Obama Administration Takes Further Steps to Help the Housing Market
With the housing market still depressed almost five years after the housing bubble burst, the Obama administration is seeking input from private investors on methods to convert foreclosed properties owned by Fannie Mae and Freddie Mac into rental homes.
Currently, the two GSEs have about 250,000 foreclosed homes, which is about half of the total unsold repossessed properties on the market. Obviously, this collection of unsold homes is depressing the market by pushing down housing prices, and the lack of recovery in the housing market in one of the major attributions to why the pace of overall economic recovery has been tepid. Also, rents in many urban areas have been rising rapidly due to increased demand of rental units and not enough supply.
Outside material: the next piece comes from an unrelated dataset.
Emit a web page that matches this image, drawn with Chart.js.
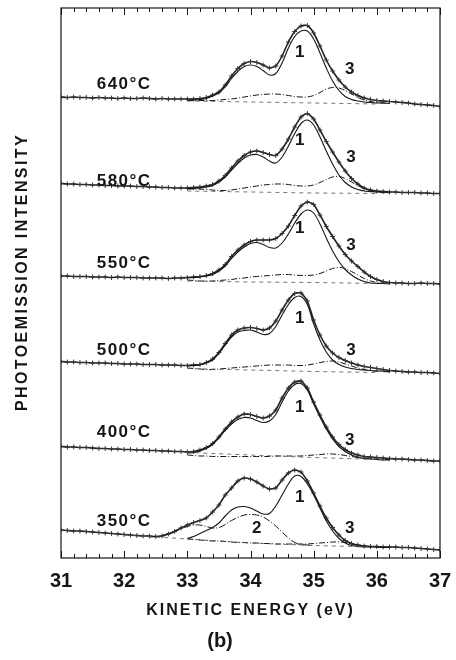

Faced with these two problems, the administration is trying to take the foreclosed properties off the housing market and push them into the rental market. This proposal would push housing prices up by removing the glut of foreclosed homes from the market, while putting downward pressure on rental costs by increasing the supply of rental units available.
The administration is looking for proposals from investors, so the exact details of this move are not clear. As for budgetary effects, it does not appear that this plan would have significant direct effects (although since the US is backing Fannie and Freddie, their losses might have to be recouped from the budget), but we will have to see what the final move is. What we do hope is that this plan can get the housing market going and, of course, the broader economy. We will need a robust economy to get our deficit down.